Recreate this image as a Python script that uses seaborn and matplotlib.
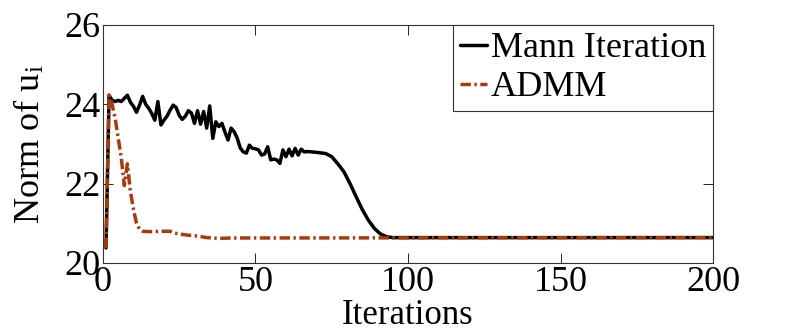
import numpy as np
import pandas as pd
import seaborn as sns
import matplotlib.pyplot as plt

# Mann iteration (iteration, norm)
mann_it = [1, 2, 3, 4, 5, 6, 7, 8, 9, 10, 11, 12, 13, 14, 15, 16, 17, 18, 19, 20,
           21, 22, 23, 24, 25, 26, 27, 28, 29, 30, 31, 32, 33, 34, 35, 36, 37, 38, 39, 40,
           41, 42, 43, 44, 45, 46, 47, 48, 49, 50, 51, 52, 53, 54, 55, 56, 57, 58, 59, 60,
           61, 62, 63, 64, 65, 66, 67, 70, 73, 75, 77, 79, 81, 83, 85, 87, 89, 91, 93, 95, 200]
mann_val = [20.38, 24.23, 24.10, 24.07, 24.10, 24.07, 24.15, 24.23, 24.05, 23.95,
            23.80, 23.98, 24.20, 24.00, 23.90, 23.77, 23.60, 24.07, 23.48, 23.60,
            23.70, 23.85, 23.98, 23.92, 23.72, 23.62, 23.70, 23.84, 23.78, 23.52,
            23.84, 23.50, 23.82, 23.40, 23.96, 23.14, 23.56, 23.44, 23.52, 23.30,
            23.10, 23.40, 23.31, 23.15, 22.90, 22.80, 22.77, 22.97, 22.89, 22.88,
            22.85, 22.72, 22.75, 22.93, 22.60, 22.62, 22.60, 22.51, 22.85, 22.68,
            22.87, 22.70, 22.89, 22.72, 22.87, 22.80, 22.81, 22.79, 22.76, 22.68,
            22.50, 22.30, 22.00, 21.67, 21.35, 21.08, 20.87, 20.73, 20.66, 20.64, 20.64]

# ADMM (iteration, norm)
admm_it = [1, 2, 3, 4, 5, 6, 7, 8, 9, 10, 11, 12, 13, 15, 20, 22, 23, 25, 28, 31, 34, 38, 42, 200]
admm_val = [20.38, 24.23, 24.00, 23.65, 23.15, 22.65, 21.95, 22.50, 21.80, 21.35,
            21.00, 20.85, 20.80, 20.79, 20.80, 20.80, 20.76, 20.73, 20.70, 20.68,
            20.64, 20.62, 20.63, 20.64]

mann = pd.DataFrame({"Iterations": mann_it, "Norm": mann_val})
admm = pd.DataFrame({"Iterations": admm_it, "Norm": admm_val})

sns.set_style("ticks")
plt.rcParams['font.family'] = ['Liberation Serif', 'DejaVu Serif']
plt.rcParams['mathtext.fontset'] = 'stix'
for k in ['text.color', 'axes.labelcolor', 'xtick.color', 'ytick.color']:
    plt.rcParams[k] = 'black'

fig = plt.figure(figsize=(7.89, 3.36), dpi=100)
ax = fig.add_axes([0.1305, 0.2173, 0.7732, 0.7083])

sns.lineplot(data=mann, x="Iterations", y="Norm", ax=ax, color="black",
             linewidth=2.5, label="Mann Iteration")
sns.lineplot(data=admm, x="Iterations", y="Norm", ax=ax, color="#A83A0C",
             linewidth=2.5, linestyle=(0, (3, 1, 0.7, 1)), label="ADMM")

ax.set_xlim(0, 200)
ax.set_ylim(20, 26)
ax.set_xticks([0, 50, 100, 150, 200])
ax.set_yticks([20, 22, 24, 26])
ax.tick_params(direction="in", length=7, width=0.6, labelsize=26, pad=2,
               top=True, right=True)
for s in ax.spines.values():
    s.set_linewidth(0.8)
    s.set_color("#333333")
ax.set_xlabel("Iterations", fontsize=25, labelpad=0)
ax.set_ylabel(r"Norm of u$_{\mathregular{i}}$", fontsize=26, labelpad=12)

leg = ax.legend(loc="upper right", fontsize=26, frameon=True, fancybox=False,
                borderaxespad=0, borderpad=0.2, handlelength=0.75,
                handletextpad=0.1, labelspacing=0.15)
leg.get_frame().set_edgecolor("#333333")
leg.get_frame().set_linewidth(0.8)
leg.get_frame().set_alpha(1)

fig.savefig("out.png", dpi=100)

==

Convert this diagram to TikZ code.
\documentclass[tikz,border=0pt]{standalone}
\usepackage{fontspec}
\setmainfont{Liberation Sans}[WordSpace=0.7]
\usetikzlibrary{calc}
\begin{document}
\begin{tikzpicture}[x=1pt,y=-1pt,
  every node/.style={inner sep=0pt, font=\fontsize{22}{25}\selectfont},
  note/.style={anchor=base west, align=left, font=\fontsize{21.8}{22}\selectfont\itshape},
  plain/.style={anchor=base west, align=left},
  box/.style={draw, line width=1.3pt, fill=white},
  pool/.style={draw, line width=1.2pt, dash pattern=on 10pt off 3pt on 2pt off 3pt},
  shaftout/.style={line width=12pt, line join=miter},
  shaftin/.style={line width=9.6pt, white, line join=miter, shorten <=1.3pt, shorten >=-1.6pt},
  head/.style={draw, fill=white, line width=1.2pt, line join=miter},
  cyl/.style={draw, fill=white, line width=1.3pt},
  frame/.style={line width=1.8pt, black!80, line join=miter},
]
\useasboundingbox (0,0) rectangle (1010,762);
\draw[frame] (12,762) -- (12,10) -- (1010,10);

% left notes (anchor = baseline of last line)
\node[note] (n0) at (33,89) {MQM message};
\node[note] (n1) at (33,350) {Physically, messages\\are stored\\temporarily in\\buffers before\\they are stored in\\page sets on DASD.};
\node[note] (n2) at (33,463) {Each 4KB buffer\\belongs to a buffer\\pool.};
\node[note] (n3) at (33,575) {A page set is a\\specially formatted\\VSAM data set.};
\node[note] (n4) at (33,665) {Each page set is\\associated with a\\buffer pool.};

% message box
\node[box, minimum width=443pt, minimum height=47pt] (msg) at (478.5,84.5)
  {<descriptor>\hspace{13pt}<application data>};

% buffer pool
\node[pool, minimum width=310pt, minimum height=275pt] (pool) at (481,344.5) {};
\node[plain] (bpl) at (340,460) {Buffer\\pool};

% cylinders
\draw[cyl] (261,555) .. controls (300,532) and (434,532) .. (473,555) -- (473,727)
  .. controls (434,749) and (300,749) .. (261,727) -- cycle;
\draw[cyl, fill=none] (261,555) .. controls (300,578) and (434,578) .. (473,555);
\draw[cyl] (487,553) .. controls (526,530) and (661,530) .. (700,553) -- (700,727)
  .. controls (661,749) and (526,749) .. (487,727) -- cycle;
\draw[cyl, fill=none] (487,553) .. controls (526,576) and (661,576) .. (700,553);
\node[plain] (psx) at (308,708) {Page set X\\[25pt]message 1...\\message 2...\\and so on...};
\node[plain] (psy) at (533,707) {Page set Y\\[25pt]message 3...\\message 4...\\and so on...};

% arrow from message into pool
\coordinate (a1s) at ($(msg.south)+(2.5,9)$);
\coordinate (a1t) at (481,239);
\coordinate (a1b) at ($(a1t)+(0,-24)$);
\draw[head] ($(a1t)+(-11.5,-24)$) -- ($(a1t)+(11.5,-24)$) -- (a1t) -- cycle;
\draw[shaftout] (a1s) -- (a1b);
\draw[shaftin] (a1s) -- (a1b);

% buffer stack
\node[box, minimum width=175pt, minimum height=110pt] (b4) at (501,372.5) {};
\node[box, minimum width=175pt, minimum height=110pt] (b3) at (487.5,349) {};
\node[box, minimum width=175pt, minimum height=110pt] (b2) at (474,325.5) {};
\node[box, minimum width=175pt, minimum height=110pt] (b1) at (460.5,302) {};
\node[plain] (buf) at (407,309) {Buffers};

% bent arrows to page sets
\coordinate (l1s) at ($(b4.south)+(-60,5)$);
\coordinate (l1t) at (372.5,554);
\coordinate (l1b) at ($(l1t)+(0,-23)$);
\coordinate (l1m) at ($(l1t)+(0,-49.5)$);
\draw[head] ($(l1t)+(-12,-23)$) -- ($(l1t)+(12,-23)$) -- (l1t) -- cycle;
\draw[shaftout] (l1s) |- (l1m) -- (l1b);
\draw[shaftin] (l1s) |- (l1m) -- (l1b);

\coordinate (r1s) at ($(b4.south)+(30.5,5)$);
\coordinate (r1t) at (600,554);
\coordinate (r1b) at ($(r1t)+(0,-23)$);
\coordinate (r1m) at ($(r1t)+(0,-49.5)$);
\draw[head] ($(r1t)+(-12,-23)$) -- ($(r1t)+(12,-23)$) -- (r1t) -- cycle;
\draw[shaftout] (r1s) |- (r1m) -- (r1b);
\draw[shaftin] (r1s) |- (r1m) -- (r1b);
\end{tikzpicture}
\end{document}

### Requirement
Give again the lines from "Recreate this image" to "import matplotlib.pyplot as plt" exactly, both of those lines included, and do not include any pictures.

### Written reply
Recreate this image as a Python script that uses seaborn and matplotlib.
import numpy as np
import pandas as pd
import seaborn as sns
import matplotlib.pyplot as plt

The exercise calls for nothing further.